Obituary for The Guardian by Nicola Lacey. The published version is available here.
My friend John Gardner, who has died aged 54 of cancer, had a glittering academic career as an expert in legal philosophy and served as professor of jurisprudence at Oxford University.
Born in Glasgow to Sylvia (nee Hayward-Jones) and William, who were both lecturers in German at the city’s university, John attended the Glasgow academy. In 1983 he went to New College, Oxford, to study law.
Dazzling his tutors and fellow students alike, he graduated with a first in 1986 and won the Vinerian scholarship for the top bachelor of civil law degree.

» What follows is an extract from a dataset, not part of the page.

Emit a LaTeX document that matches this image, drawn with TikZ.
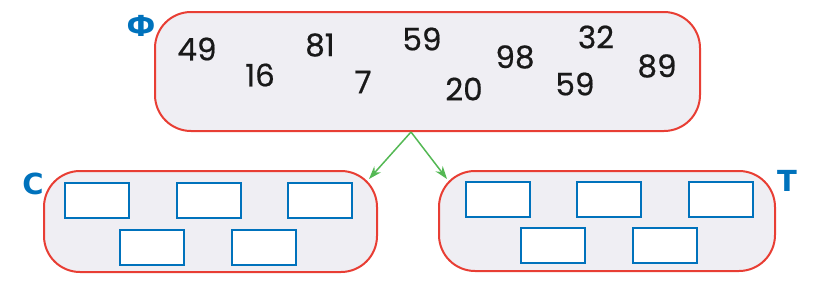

A notable academic career followed: as a prize fellow at All Souls College, Oxford (1986-91); as a fellow at Brasenose College, Oxford (1991-96; reader in legal philosophy at King’s College, London (1996-2000); and in 2000 – at only 35 – professor of jurisprudence at Oxford and a fellow of University College.

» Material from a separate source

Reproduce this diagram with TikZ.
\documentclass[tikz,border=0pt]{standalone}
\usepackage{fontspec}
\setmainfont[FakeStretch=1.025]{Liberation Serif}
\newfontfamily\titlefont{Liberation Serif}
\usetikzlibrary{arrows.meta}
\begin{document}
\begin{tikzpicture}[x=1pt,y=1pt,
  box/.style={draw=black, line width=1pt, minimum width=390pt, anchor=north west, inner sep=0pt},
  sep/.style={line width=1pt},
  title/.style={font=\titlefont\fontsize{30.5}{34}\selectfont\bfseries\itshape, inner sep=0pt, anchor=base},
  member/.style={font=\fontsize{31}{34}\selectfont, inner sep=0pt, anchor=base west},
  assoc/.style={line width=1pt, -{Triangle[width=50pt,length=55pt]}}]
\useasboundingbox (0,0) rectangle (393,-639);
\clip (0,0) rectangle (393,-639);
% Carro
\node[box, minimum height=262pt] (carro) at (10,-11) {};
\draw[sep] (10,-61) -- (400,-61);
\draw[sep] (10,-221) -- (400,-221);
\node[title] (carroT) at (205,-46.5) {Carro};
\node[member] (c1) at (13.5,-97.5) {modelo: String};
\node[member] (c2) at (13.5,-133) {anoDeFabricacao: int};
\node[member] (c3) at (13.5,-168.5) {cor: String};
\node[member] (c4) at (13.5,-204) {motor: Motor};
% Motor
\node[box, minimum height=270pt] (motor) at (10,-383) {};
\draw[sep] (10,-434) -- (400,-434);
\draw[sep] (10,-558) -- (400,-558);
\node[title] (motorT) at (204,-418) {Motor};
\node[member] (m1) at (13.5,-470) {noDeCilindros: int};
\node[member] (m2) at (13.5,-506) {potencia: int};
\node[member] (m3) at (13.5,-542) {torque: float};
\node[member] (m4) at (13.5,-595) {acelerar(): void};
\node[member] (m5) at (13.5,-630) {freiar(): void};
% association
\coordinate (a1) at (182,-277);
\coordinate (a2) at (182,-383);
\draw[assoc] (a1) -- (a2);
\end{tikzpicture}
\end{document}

He became an honorary bencher of the Inner Temple in 2003 and a fellow of the British Academy in 2013, and returned to All Souls as senior research fellow in 2016. From that year, too, he was professor of law and philosophy at Oxford.
John published three philosophical books on law, including Law as a Leap of Faith (2014) and From Personal Life to Private Law (2018). In his final weeks, with superhuman strength, he finished a book on torts, which will be published posthumously.

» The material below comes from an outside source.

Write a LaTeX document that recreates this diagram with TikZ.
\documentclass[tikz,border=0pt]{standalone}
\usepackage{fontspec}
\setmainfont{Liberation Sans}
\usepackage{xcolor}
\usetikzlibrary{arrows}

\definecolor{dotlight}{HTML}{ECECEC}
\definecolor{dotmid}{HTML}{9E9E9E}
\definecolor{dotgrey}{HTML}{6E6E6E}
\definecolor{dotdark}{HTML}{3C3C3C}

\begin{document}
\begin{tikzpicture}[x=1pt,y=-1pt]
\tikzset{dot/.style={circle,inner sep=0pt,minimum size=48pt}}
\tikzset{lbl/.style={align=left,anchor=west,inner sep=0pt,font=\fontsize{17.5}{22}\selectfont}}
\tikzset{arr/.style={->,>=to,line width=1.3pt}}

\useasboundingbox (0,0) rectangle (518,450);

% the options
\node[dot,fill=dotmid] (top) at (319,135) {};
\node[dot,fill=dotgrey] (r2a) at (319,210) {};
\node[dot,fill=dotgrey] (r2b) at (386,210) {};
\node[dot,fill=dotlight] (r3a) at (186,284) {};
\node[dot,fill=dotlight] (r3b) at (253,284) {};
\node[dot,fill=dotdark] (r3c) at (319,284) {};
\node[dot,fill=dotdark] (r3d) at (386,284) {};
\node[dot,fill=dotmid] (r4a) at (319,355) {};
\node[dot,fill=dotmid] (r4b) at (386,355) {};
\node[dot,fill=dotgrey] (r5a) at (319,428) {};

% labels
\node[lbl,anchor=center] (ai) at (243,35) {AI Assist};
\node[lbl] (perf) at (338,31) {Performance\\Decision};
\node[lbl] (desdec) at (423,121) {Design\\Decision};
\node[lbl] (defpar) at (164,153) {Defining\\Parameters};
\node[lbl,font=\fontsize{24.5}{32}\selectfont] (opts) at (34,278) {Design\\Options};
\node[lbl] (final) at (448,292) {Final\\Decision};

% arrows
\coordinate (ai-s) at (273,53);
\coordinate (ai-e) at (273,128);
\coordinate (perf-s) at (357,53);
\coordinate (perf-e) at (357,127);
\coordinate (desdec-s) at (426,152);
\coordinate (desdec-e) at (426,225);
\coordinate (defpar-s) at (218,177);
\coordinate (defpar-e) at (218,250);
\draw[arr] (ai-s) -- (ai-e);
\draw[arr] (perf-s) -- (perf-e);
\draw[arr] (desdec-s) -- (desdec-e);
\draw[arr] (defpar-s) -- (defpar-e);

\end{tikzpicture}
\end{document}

He took his work seriously, but his intensity of purpose was lit up by an infectious and lively enthusiasm for everything he took on. That extended not just to his work, but to his outside interests in cooking, design, literature and music, and to his relationships with friends, students and work colleagues.
John’s exceptional qualities of warmth and commitment underpinned a happy family life.
He is survived by his wife, Jennifer (nee Kotilaine), a barrister, whom he married in 2012, by their children, Henrik, Annika and Audra, his mother, and a brother, David.